Arbeitskämpfe im Billiglohnland

Wie auch sollen sich die Näherinnen etwa beim Sportartikelhersteller Nike in Ho-Chi-Minh-Stadt oder Arbeiterinnen eines Textilunternehmens aus Taiwan in Haiphong wehren, die im Billiglohnland Vietnam mit Unternehmenspraktiken des Manchesterkapitalismus Profit schaufeln? Wie sollen sich die Arbeitsbeziehungen unter marktwirtschaftlichen Bedingungen entwickeln? Welche Rolle müssen Gewerkschaften heute und in Zukunft in der Gesellschaft spielen? Dies sind in Vietnam heftig umstrittene Fragen.
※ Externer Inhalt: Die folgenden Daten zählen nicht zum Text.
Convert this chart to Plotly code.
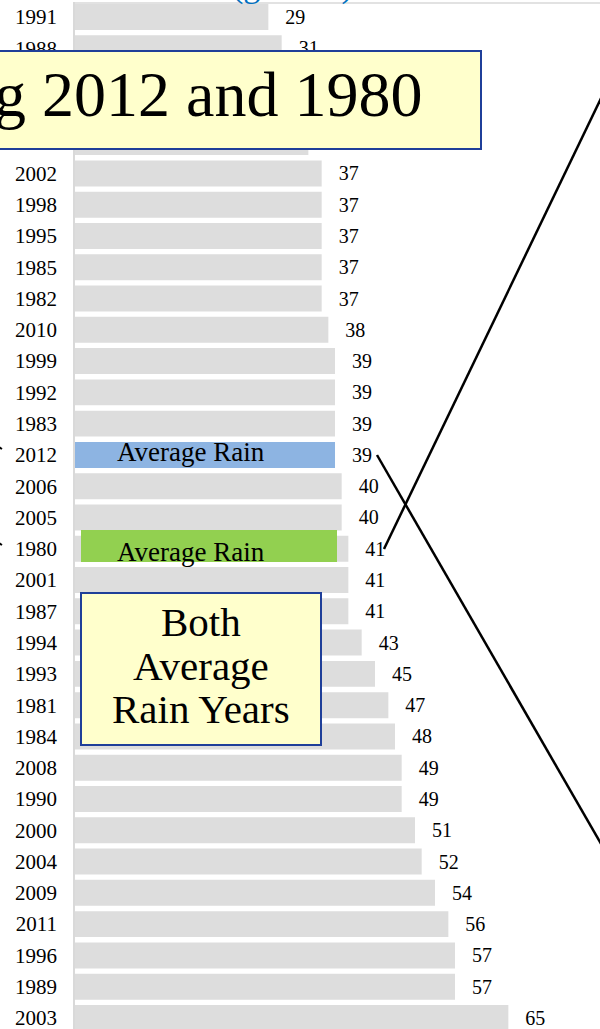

Sowohl der Vietnamesische Gewerkschaftsbund als auch das zuständige Ministerium für Arbeit, Invaliden und Soziales machen sich auf der Suche nach Lösungen auch mit internationalen Erfahrungen vertraut, zum Beispiel mit denen der IG Metall in Deutschland.

Es ist gut zu wissen, dass die Vietnamesische Frauenunion in Nghe An ihren Teil zur Lösung der Probleme, mit denen die Frauen heute in Vietnam konfrontiert sind, beiträgt. Sie hilft damit Frauen wie Tran Thi Dien und Nguyen Thi Thanh ganz konkret. Von solchen Orientierungskursen wie in Thanh Chuong könnte sicher auch mancher Gewerkschaftsfunktionär lernen. Die Aufklärung über ihre Rechte ist schließlich der erste Schritt für Frauen - und nicht nur für sie -, diese Rechte auch durchzusetzen.